Echoing a growing chorus of complaints, the protesters outside MAC charged that Mayor Katz has not made any gestures towards helping the swelling ranks of under-and-unemployed people in Portland.

"I recognize that she consistently is not speaking to people my age--in their 20s and 30s, artists, musicians, people just scraping by. Instead of addressing issues with creative solutions, she says, 'No, you can just rent this expensive loft space,'" said Stein.

To illustrate her point, Stein provided an excerpt from an electronic newsletter sent by the mayor. "To be proactive in this recession, my office has ramped up our outreach efforts to local businesses," explained Katz' email. "In late January, I visited Harland Financial Solutions, a large financial IT firm located in downtown Portland. During our meeting, Harland's Vice President raised concerns about panhandling activity occurring in front of the office building. I asked the Portland Police Bureau to address their concerns."

Stein said that this email is just the tip of the iceberg for Katz' mentality, invariably favoring business interests over struggling individuals; instead of looking at the reasons for a proliferation of panhandling, said Stein, the mayor focuses on appeasing large businesses.

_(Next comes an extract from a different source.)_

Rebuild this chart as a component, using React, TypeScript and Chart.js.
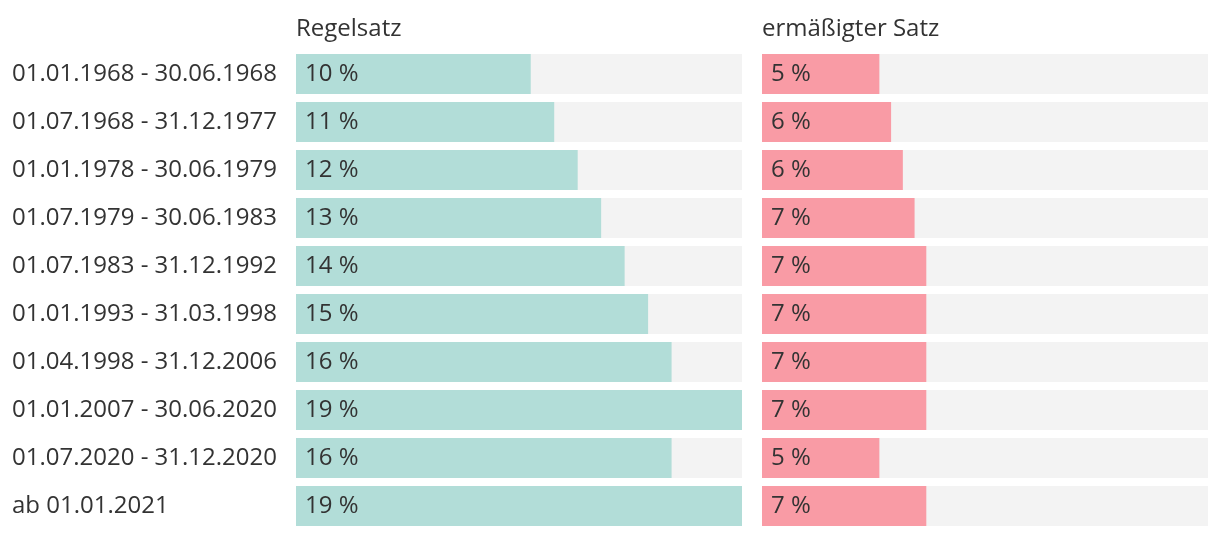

In the past few months, the mayor's office and the city attorney have encouraged a so-called Sit-Lie Ordinance in Portland, which would ban loitering in public spaces like Pioneer Square. Immediate adaptation of the ordinance was derailed when the ACLU discovered that City Council planned to approve the new rules with no public comment; they petitioned to halt proceedings until residents could voice their opinions.

During the State of the City address, Mayor Katz also further revealed her strategy for pulling the city from its downward economic spiral. In late January, in the midst of a far-reaching $3 million cut to the city's budget, the mayor's office announced a new $500,000 contract with a private consulting firm to produce what has been termed as a blue-ribbon study on how to create more jobs in the city.

No indications were given about how this big-dollar contract will generate jobs; but, in the past, Katz' economic revival plans have followed the scheme of trickle-down economics--the theory that attracting big businesses will create jobs.

Near the completion of her speech, Katz asked a young attorney from Adidas to stand and receive applause from the crowd. Last month, Adidas announced plans to settle its headquarters in North Portland. She then turned her attention to an executive from Frito-Lay. Currently, the city is attempting to woo Frito-Lay to move regional headquarters here.

Indicating that she was secure with her current course, Katz then crowned her speech with the claim that, "by a wide majority, Portlanders' moods match my own."